__GOAL__: Set down the full listing exactly as given. Any pictures are to be left out.

__PROVIDED MATERIAL__:
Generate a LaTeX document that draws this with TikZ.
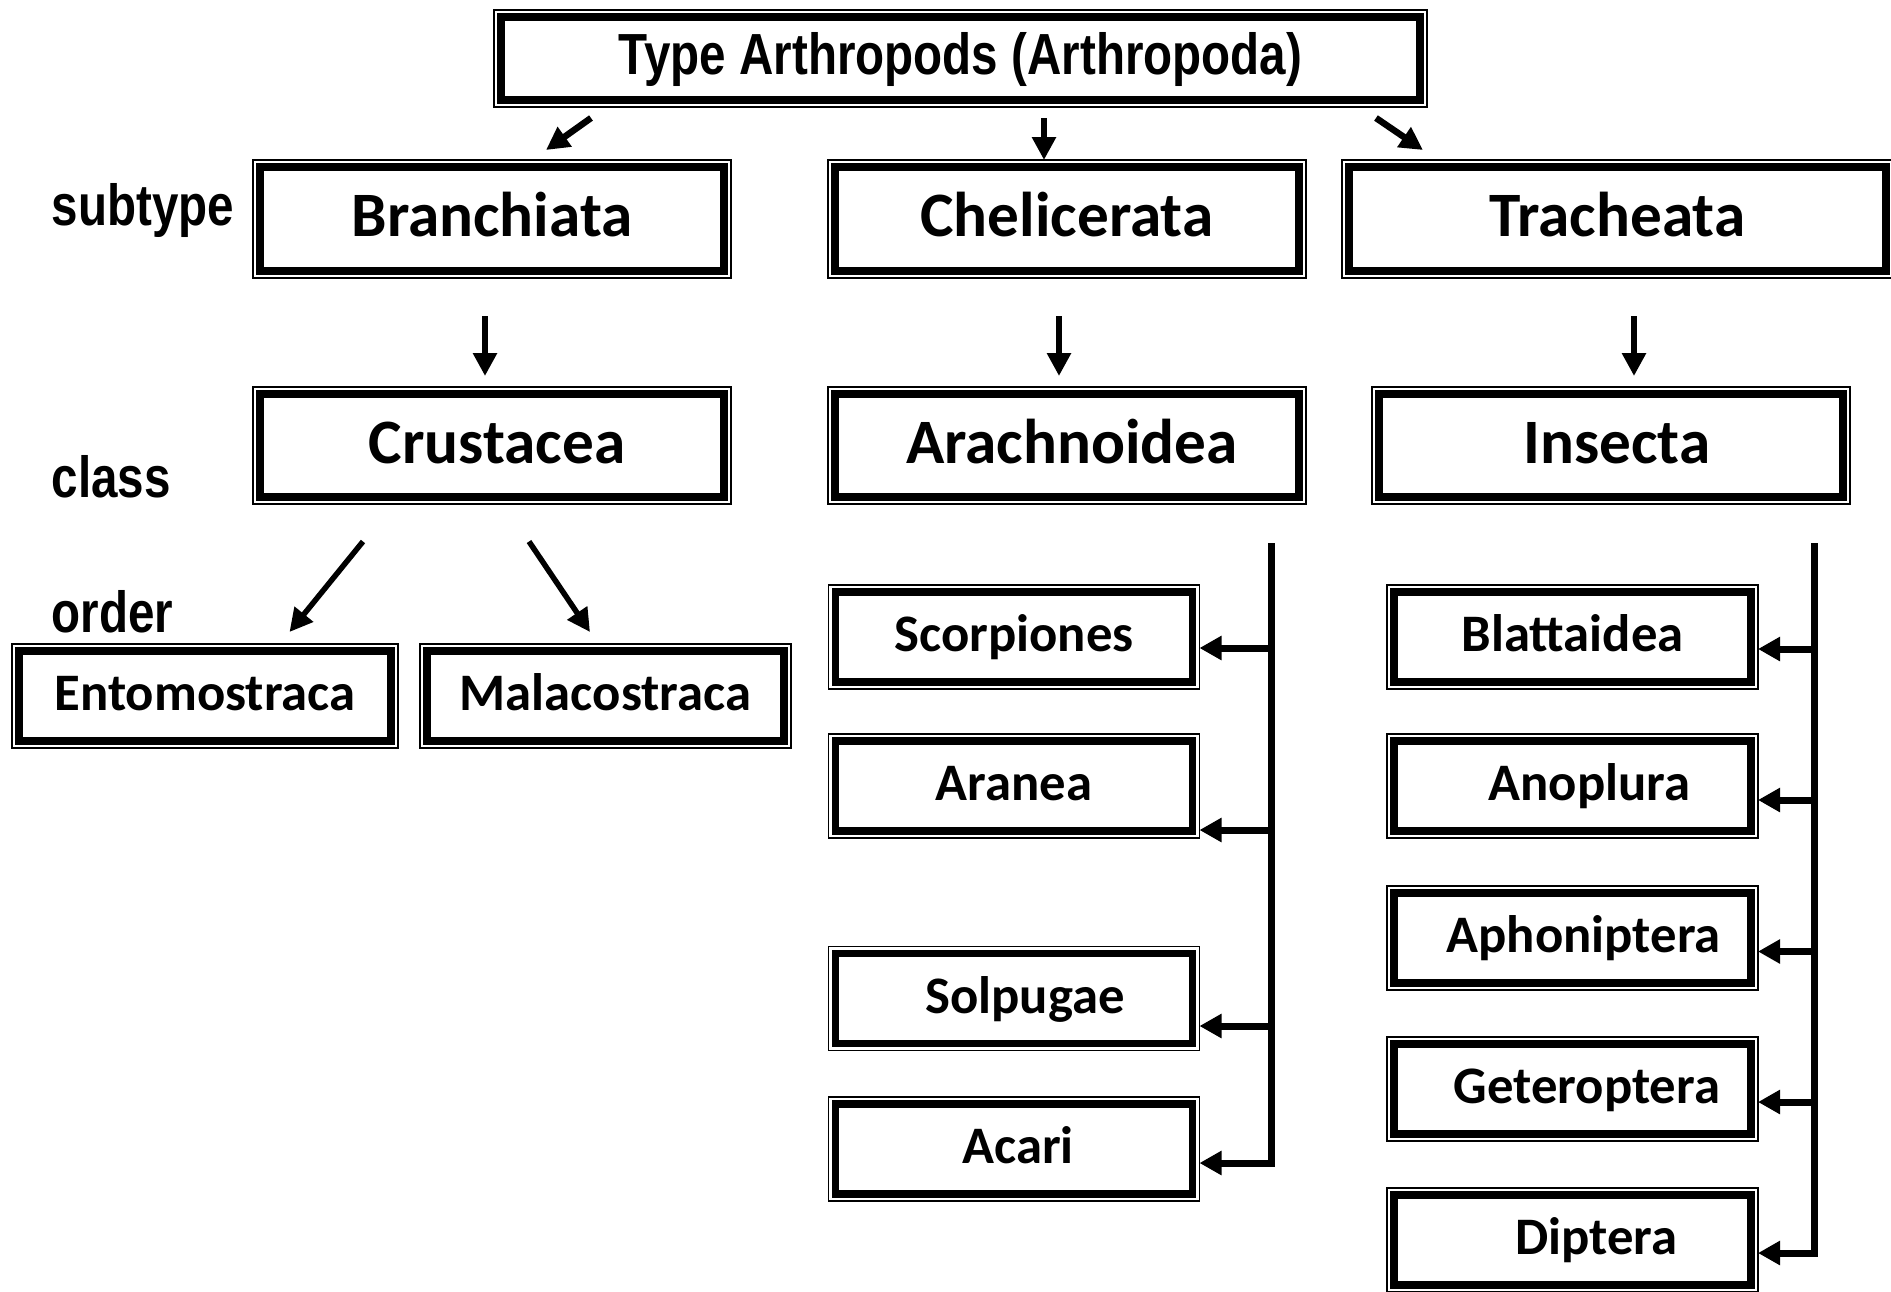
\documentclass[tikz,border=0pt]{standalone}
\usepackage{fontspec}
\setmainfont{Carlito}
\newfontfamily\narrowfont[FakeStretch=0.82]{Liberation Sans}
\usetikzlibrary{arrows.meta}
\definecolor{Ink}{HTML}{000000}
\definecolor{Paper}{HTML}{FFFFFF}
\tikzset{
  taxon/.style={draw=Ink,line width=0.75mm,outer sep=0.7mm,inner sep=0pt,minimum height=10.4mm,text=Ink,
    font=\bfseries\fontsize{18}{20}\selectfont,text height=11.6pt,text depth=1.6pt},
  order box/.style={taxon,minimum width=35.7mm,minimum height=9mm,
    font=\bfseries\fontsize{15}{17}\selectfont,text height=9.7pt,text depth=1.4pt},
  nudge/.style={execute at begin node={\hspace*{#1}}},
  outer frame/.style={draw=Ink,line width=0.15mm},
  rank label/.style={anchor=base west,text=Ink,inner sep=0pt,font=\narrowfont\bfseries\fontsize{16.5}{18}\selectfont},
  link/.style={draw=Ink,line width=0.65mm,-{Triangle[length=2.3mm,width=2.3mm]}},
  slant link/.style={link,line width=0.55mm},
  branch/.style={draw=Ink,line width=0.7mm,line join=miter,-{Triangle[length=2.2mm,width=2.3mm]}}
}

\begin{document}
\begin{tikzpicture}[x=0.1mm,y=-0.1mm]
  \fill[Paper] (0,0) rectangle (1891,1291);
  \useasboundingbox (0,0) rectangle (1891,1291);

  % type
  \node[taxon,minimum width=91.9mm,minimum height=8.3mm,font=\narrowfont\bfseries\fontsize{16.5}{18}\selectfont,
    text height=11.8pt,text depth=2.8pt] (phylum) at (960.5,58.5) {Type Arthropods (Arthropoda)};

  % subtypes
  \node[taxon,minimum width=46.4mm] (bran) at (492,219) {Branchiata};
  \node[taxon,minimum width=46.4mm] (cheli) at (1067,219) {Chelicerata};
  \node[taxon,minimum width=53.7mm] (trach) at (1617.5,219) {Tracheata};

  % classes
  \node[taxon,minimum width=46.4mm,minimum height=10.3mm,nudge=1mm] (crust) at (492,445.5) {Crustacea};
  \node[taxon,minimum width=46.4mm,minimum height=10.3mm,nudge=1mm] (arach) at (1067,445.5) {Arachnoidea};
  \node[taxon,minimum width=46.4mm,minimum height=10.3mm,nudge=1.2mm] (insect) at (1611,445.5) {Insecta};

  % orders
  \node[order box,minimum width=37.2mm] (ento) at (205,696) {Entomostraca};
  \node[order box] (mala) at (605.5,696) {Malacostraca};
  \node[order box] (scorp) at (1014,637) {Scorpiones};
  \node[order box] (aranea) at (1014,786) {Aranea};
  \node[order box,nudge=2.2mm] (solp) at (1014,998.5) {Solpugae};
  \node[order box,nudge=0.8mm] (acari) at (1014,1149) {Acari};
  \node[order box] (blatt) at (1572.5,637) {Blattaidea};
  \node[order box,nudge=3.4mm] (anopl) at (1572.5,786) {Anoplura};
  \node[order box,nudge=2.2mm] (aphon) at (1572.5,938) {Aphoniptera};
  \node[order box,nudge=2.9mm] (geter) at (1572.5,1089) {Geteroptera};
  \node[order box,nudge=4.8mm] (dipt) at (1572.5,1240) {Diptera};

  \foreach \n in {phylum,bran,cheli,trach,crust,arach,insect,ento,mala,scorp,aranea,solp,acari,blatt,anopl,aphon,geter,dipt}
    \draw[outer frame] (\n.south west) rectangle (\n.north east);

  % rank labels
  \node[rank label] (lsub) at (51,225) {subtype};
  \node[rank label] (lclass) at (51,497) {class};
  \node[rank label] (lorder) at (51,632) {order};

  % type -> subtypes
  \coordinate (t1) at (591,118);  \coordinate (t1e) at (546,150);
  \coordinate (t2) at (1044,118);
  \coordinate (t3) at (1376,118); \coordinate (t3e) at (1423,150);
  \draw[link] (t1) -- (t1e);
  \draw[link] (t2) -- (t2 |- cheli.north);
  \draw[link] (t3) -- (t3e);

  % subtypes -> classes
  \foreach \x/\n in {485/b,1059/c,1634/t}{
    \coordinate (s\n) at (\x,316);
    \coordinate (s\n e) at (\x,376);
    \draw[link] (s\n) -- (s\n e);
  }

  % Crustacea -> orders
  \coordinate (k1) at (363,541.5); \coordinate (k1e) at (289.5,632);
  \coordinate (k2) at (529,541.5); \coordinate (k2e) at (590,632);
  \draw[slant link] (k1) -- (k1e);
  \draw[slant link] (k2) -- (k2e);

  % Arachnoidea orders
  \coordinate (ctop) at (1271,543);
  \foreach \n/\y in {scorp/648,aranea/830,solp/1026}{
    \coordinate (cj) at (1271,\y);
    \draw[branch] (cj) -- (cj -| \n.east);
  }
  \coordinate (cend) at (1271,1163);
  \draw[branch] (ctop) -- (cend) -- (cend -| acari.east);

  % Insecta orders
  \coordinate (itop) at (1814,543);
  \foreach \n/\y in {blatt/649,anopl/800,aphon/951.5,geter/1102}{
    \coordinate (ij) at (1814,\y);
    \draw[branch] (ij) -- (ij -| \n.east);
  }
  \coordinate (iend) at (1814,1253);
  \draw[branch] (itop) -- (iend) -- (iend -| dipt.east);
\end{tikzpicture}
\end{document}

__WRITTEN ANSWER__:
Generate a LaTeX document that draws this with TikZ.
\documentclass[tikz,border=0pt]{standalone}
\usepackage{fontspec}
\setmainfont{Carlito}
\newfontfamily\narrowfont[FakeStretch=0.82]{Liberation Sans}
\usetikzlibrary{arrows.meta}
\definecolor{Ink}{HTML}{000000}
\definecolor{Paper}{HTML}{FFFFFF}
\tikzset{
  taxon/.style={draw=Ink,line width=0.75mm,outer sep=0.7mm,inner sep=0pt,minimum height=10.4mm,text=Ink,
    font=\bfseries\fontsize{18}{20}\selectfont,text height=11.6pt,text depth=1.6pt},
  order box/.style={taxon,minimum width=35.7mm,minimum height=9mm,
    font=\bfseries\fontsize{15}{17}\selectfont,text height=9.7pt,text depth=1.4pt},
  nudge/.style={execute at begin node={\hspace*{#1}}},
  outer frame/.style={draw=Ink,line width=0.15mm},
  rank label/.style={anchor=base west,text=Ink,inner sep=0pt,font=\narrowfont\bfseries\fontsize{16.5}{18}\selectfont},
  link/.style={draw=Ink,line width=0.65mm,-{Triangle[length=2.3mm,width=2.3mm]}},
  slant link/.style={link,line width=0.55mm},
  branch/.style={draw=Ink,line width=0.7mm,line join=miter,-{Triangle[length=2.2mm,width=2.3mm]}}
}

\begin{document}
\begin{tikzpicture}[x=0.1mm,y=-0.1mm]
  \fill[Paper] (0,0) rectangle (1891,1291);
  \useasboundingbox (0,0) rectangle (1891,1291);

  % type
  \node[taxon,minimum width=91.9mm,minimum height=8.3mm,font=\narrowfont\bfseries\fontsize{16.5}{18}\selectfont,
    text height=11.8pt,text depth=2.8pt] (phylum) at (960.5,58.5) {Type Arthropods (Arthropoda)};

  % subtypes
  \node[taxon,minimum width=46.4mm] (bran) at (492,219) {Branchiata};
  \node[taxon,minimum width=46.4mm] (cheli) at (1067,219) {Chelicerata};
  \node[taxon,minimum width=53.7mm] (trach) at (1617.5,219) {Tracheata};

  % classes
  \node[taxon,minimum width=46.4mm,minimum height=10.3mm,nudge=1mm] (crust) at (492,445.5) {Crustacea};
  \node[taxon,minimum width=46.4mm,minimum height=10.3mm,nudge=1mm] (arach) at (1067,445.5) {Arachnoidea};
  \node[taxon,minimum width=46.4mm,minimum height=10.3mm,nudge=1.2mm] (insect) at (1611,445.5) {Insecta};

  % orders
  \node[order box,minimum width=37.2mm] (ento) at (205,696) {Entomostraca};
  \node[order box] (mala) at (605.5,696) {Malacostraca};
  \node[order box] (scorp) at (1014,637) {Scorpiones};
  \node[order box] (aranea) at (1014,786) {Aranea};
  \node[order box,nudge=2.2mm] (solp) at (1014,998.5) {Solpugae};
  \node[order box,nudge=0.8mm] (acari) at (1014,1149) {Acari};
  \node[order box] (blatt) at (1572.5,637) {Blattaidea};
  \node[order box,nudge=3.4mm] (anopl) at (1572.5,786) {Anoplura};
  \node[order box,nudge=2.2mm] (aphon) at (1572.5,938) {Aphoniptera};
  \node[order box,nudge=2.9mm] (geter) at (1572.5,1089) {Geteroptera};
  \node[order box,nudge=4.8mm] (dipt) at (1572.5,1240) {Diptera};

  \foreach \n in {phylum,bran,cheli,trach,crust,arach,insect,ento,mala,scorp,aranea,solp,acari,blatt,anopl,aphon,geter,dipt}
    \draw[outer frame] (\n.south west) rectangle (\n.north east);

  % rank labels
  \node[rank label] (lsub) at (51,225) {subtype};
  \node[rank label] (lclass) at (51,497) {class};
  \node[rank label] (lorder) at (51,632) {order};

  % type -> subtypes
  \coordinate (t1) at (591,118);  \coordinate (t1e) at (546,150);
  \coordinate (t2) at (1044,118);
  \coordinate (t3) at (1376,118); \coordinate (t3e) at (1423,150);
  \draw[link] (t1) -- (t1e);
  \draw[link] (t2) -- (t2 |- cheli.north);
  \draw[link] (t3) -- (t3e);

  % subtypes -> classes
  \foreach \x/\n in {485/b,1059/c,1634/t}{
    \coordinate (s\n) at (\x,316);
    \coordinate (s\n e) at (\x,376);
    \draw[link] (s\n) -- (s\n e);
  }

  % Crustacea -> orders
  \coordinate (k1) at (363,541.5); \coordinate (k1e) at (289.5,632);
  \coordinate (k2) at (529,541.5); \coordinate (k2e) at (590,632);
  \draw[slant link] (k1) -- (k1e);
  \draw[slant link] (k2) -- (k2e);

  % Arachnoidea orders
  \coordinate (ctop) at (1271,543);
  \foreach \n/\y in {scorp/648,aranea/830,solp/1026}{
    \coordinate (cj) at (1271,\y);
    \draw[branch] (cj) -- (cj -| \n.east);
  }
  \coordinate (cend) at (1271,1163);
  \draw[branch] (ctop) -- (cend) -- (cend -| acari.east);

  % Insecta orders
  \coordinate (itop) at (1814,543);
  \foreach \n/\y in {blatt/649,anopl/800,aphon/951.5,geter/1102}{
    \coordinate (ij) at (1814,\y);
    \draw[branch] (ij) -- (ij -| \n.east);
  }
  \coordinate (iend) at (1814,1253);
  \draw[branch] (itop) -- (iend) -- (iend -| dipt.east);
\end{tikzpicture}
\end{document}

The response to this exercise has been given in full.